Initial points before starting a small savings scheme
- When you need returns?
i.e. you need money in short term or long term
- How much risk you can take?
i.e. you prefer safe investments or some risky (e.g. bonds or equity)
- What will be your investment pattern?
i.e. you want to invest a big amount one time, or small portion regularly
- How much do you know about the product?
i.e. are you aware of good and bads of a scheme in which you are investing
For an example if you are looking for short term savings then you can invest your money in post offices , government bonds, mutual funds, and if you are concentrated to long term savings then public provident funds (PPF ), life insurance, long term bank deposits (FDs, RDs) can help you.
Investment in Banks
When you want to invest your hard earned money for a longer period of time and get a regular income, Fixed Deposit Scheme is ideal. It is SAFE, LIQUID and FETCHES HIGH RETURNS.Loan / Overdraft facility is available against bank fixed deposits. Now many banks don’t charges for premature withdrawal.
Government Tax Savings
RBI Bonds, or RBI Relief Bonds
RBI Bonds are tax saving bonds that have a special provision that allows the investor to save on tax. These Bonds are instruments that are issued by the RBI.
The interest is compounded half-yearly. Maturity period of RBI Bonds is five years, and interest received is tax-free in the hands of the investor.
Post Office Savings
Post office saving schemes are know as best small saving schemes, as the post offices are spread all over the country they have trust and easy accessibility. Popular schemes are PPF, MIS, RD, NSC, KVP etc..
Other options for Savings
Tax Rebates under Indian Income Tax Act
Specified Investment Schemes u/s 80C
- Life insurance premium payments
- Contributions to Employees Provident Fund (EPF) / GPF
- Public Provident Fund (maximum Rs 70,000 in a year)
- National Saving Certificates including accrued interest. [NSC]
- Unit Linked Insurance Plan (ULIP)
- 5-Year fixed deposits with banks and Post Office
- Repayment of Housing Loan (Principal)
- Senior Citizens Savings Scheme (SCSS)
- Equity Linked Savings Scheme (ELSS)
- National Pension Scheme (NPS)
- Tuition Fees including admission fees or college fees paid for Full-time education of any two children of the assessee (Any Development fees or donation or payment of similar nature shall not be eligible for deduction).
- Infrastructure Bonds issued by Institutions/ Banks such as IDBI, ICICI, REC, PFC etc.

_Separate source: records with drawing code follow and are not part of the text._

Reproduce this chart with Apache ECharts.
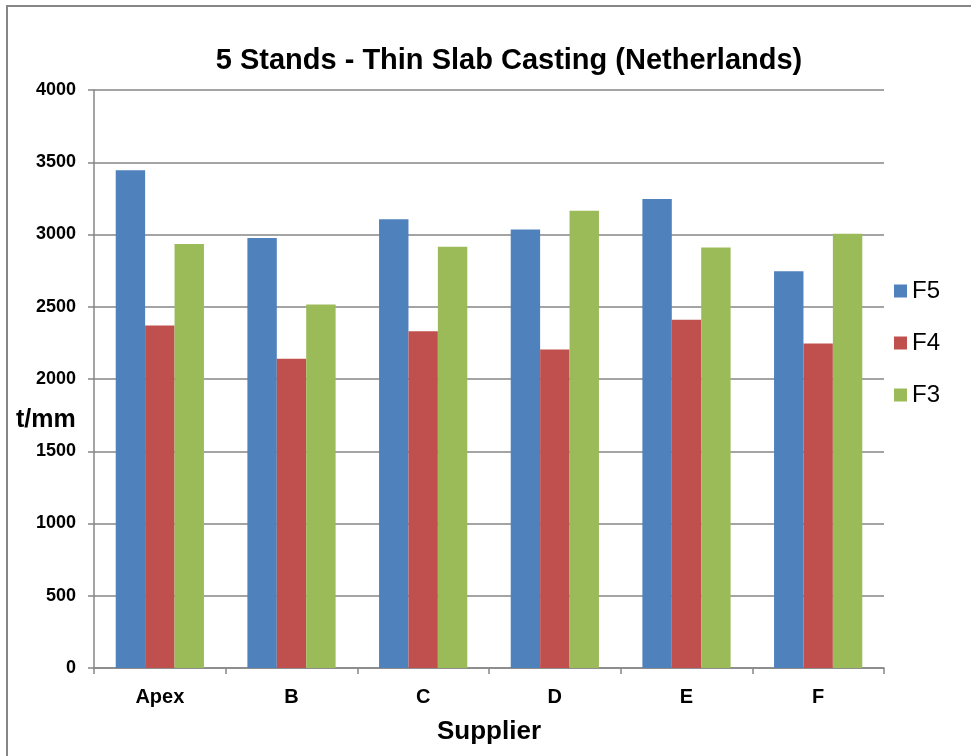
<!DOCTYPE html>
<html>
<head>
<meta charset="utf-8">
<script src="https://cdn.jsdelivr.net/npm/echarts@6/dist/echarts.min.js"></script>
<style>html,body{margin:0;padding:0;background:#fff}#c{width:971px;height:756px}</style>
</head>
<body>
<div id="c"></div>
<script>
const categories = ['Apex', 'B', 'C', 'D', 'E', 'F'];
const f5 = [3445, 2975, 3105, 3035, 3245, 2745];
const f4 = [2370, 2140, 2330, 2205, 2410, 2245];
const f3 = [2935, 2515, 2915, 3165, 2910, 3005];
const yTicks = [0, 500, 1000, 1500, 2000, 2500, 3000, 3500, 4000];

const chart = echarts.init(document.getElementById('c'), null, {renderer: 'canvas'});
const font = 'Arial, "Liberation Sans", sans-serif';
chart.setOption({
  animation: false,
  backgroundColor: '#fff',
  title: {
    text: '5 Stands - Thin Slab Casting (Netherlands)',
    left: 509, top: 46, textAlign: 'center', padding: 0,
    textStyle: {fontFamily: font, fontWeight: 'bold', fontSize: 29, color: '#000'}
  },
  legend: {
    orient: 'vertical', left: 894, top: 279, padding: 0,
    itemWidth: 13, itemHeight: 13, itemGap: 28,
    icon: 'rect',
    textStyle: {fontFamily: font, fontSize: 24, color: '#000', lineHeight: 24},
    data: ['F5', 'F4', 'F3']
  },
  grid: {left: 94, right: 87, top: 90, bottom: 88, containLabel: false},
  xAxis: {
    type: 'category', data: categories,
    name: 'Supplier', nameLocation: 'middle', nameGap: 51,
    nameTextStyle: {fontFamily: font, fontWeight: 'bold', fontSize: 26, color: '#000'},
    axisLine: {lineStyle: {color: '#868686', width: 1.5}},
    axisTick: {show: true, length: 6, lineStyle: {color: '#868686', width: 1.5}},
    axisLabel: {fontFamily: font, fontWeight: 'bold', fontSize: 20, color: '#000', margin: 19}
  },
  yAxis: {
    type: 'value', min: yTicks[0], max: yTicks[yTicks.length - 1], interval: 500,
    axisLine: {show: true, lineStyle: {color: '#868686', width: 1.5}},
    axisTick: {show: true, length: 6, lineStyle: {color: '#868686', width: 1.5}},
    axisLabel: {fontFamily: font, fontWeight: 'bold', fontSize: 18, color: '#000', margin: 18,
                formatter: v => String(v)},
    splitLine: {lineStyle: {color: '#868686', width: 1.5}}
  },
  graphic: [
    {type: 'rect', shape: {x: 7, y: 6, width: 1000, height: 800},
     style: {fill: 'none', stroke: '#868686', lineWidth: 2}, silent: true},
    {type: 'text', left: 16, top: 408,
     style: {text: 't/mm', fontFamily: font, fontWeight: 'bold', fontSize: 25, fill: '#000'}}
  ],
  series: [
    {name: 'F5', type: 'bar', data: f5, barGap: '0%', barCategoryGap: '33%',
     itemStyle: {color: '#4F81BD'}},
    {name: 'F4', type: 'bar', data: f4, barGap: '0%', barCategoryGap: '33%',
     itemStyle: {color: '#C0504D'}},
    {name: 'F3', type: 'bar', data: f3, barGap: '0%', barCategoryGap: '33%',
     itemStyle: {color: '#9BBB59'}}
  ]
});
</script>
</body>
</html>
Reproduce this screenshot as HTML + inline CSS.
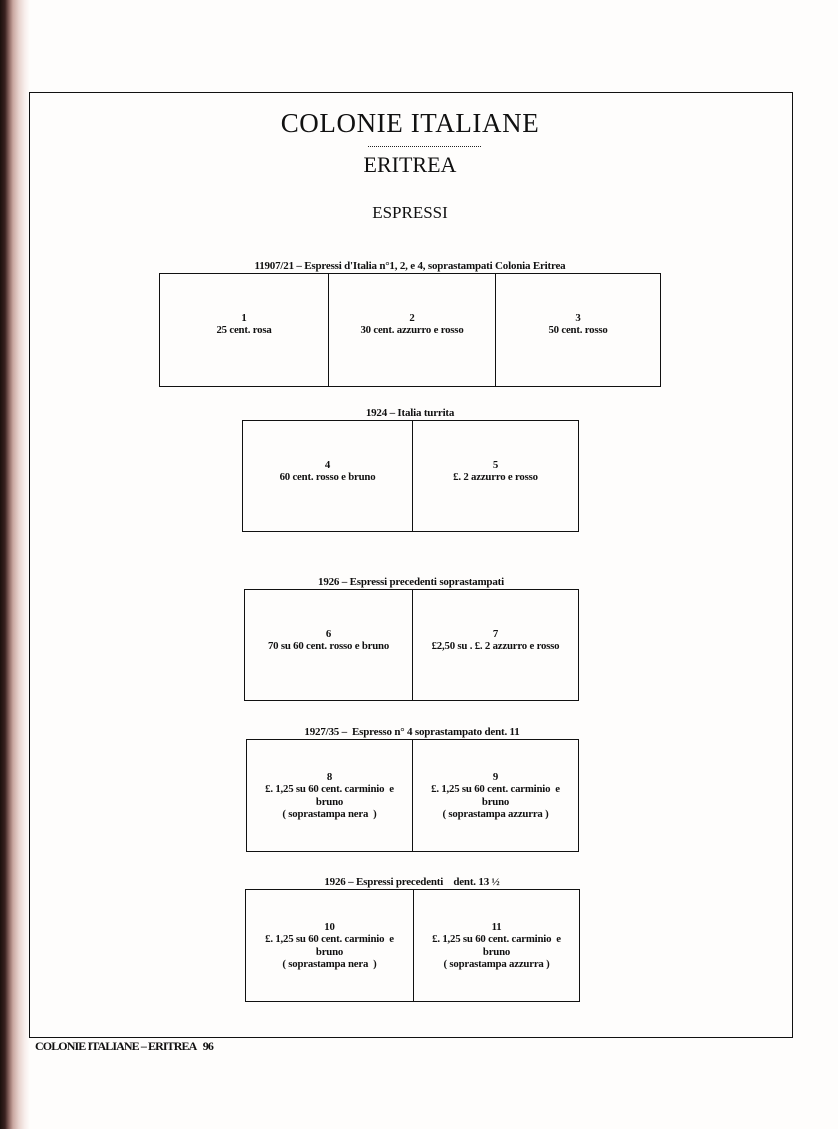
<!DOCTYPE html>
<html><head><meta charset="utf-8"><style>
*{margin:0;padding:0;box-sizing:border-box}
body{width:838px;height:1129px;position:relative;overflow:hidden;background:#fefdfc;font-family:"Liberation Serif",serif;color:#111}
.edge{position:absolute;left:0;top:0;width:30px;height:1129px;background:linear-gradient(to right,#1a0f0c 0px,#3a2220 5px,#8a6560 9px,#c9a7a0 13px,#e8d4cf 19px,#f8efec 25px,#fefdfc 30px)}
.frame{position:absolute;left:29px;top:92px;width:764px;height:946px;border:1.5px solid #111}
.t{position:absolute;left:0;width:820px;text-align:center}
.box{position:absolute;border:1.5px solid #111;display:flex}
.cell{flex:1;display:flex;align-items:center;justify-content:center;text-align:center;font-size:10.8px;font-weight:bold;line-height:12.5px;letter-spacing:-0.2px}
.cell+.cell{border-left:1.5px solid #111}
.cap{position:absolute;font-size:11px;font-weight:bold;text-align:center;white-space:nowrap;letter-spacing:-0.2px}
</style></head><body>
<div class="edge"></div>
<div class="frame"></div>
<div class="t" style="top:108px;font-size:27px;letter-spacing:0.6px">COLONIE ITALIANE</div>
<div style="position:absolute;left:368px;top:146px;width:113px;border-top:1.5px dotted #222"></div>
<div class="t" style="top:152px;font-size:22px">ERITREA</div>
<div class="t" style="top:203px;font-size:17px">ESPRESSI</div>

<div class="cap" style="left:160px;width:500px;top:260px">11907/21 – Espressi d'Italia n°1, 2, e 4, soprastampati Colonia Eritrea</div>
<div class="box" style="left:159px;top:273px;width:502px;height:114px">
<div class="cell" style="flex:0 0 168px;padding-bottom:12px">1<br>25 cent. rosa</div>
<div class="cell" style="flex:0 0 167px;padding-bottom:12px">2<br>30 cent. azzurro e rosso</div>
<div class="cell" style="padding-bottom:12px">3<br>50 cent. rosso</div></div>

<div class="cap" style="left:242px;width:336px;top:407px">1924 – Italia turrita</div>
<div class="box" style="left:242px;top:420px;width:337px;height:112px">
<div class="cell" style="flex:0 0 169px;padding-bottom:10px">4<br>60 cent. rosso e bruno</div>
<div class="cell" style="padding-bottom:10px">5<br>£. 2 azzurro e rosso</div></div>

<div class="cap" style="left:244px;width:334px;top:576px">1926 – Espressi precedenti soprastampati</div>
<div class="box" style="left:244px;top:589px;width:335px;height:112px">
<div class="cell" style="flex:0 0 167px;padding-bottom:10px">6<br>70 su 60 cent. rosso e bruno</div>
<div class="cell" style="padding-bottom:10px">7<br>£2,50 su . £. 2 azzurro e rosso</div></div>

<div class="cap" style="left:246px;width:332px;top:726px">1927/35 –&nbsp; Espresso n° 4 soprastampato dent. 11</div>
<div class="box" style="left:246px;top:739px;width:333px;height:113px">
<div class="cell" style="flex:0 0 165px">8<br>£. 1,25 su 60 cent. carminio&nbsp; e<br>bruno<br>( soprastampa nera&nbsp; )</div>
<div class="cell">9<br>£. 1,25 su 60 cent. carminio&nbsp; e<br>bruno<br>( soprastampa azzurra )</div></div>

<div class="cap" style="left:245px;width:334px;top:876px">1926 – Espressi precedenti &nbsp;&nbsp; dent. 13 ½</div>
<div class="box" style="left:245px;top:889px;width:335px;height:113px">
<div class="cell" style="flex:0 0 167px">10<br>£. 1,25 su 60 cent. carminio&nbsp; e<br>bruno<br>( soprastampa nera&nbsp; )</div>
<div class="cell">11<br>£. 1,25 su 60 cent. carminio&nbsp; e<br>bruno<br>( soprastampa azzurra )</div></div>

<div style="position:absolute;left:35px;top:1039px;font-size:12px;font-weight:bold;letter-spacing:-0.9px;white-space:nowrap">COLONIE ITALIANE – ERITREA&nbsp;&nbsp; 96</div>
</body></html>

- Interest accrued in respect of NSC VIII issue.
Deduction under section 80 CCC(1)
This section allows a deduction of up to Rs. 10,000 to an individual in respect of contribution to ‘Pension’ scheme of LIC of India or any other Insurance Co.
Tax saving Pension plans available in market are LIC‘s Jeevan Suraksha, ICICI Pru Life Time Pension, Aviva Life Pension Plus, Max Easy Life policy, Tata AIG’s Nirvana Plus etc.
Section 80 CCE
Aggregate deduction u/s 80 C, u/s 80 CCC and 80 CCD can not exceed Rs. 1,00,000. ( One Lac)
Deduction under section 80D.
Under This section, a deduction up to Rs 10,000 (Rs 15,000 in case of senior citizens) is allowed in respect of premium paid by cheque towards health insurance policy, like “Mediclaim”. Such premium can be paid towards health insurance of spouse, dependent parents as well as dependent children.
Deduction under section 24(b)
Under this section, Interest on borrowed capital for the purpose of house purchase or construction is deductible from taxable income up to Rs. 1,50,000 with some conditions to be fulfilled.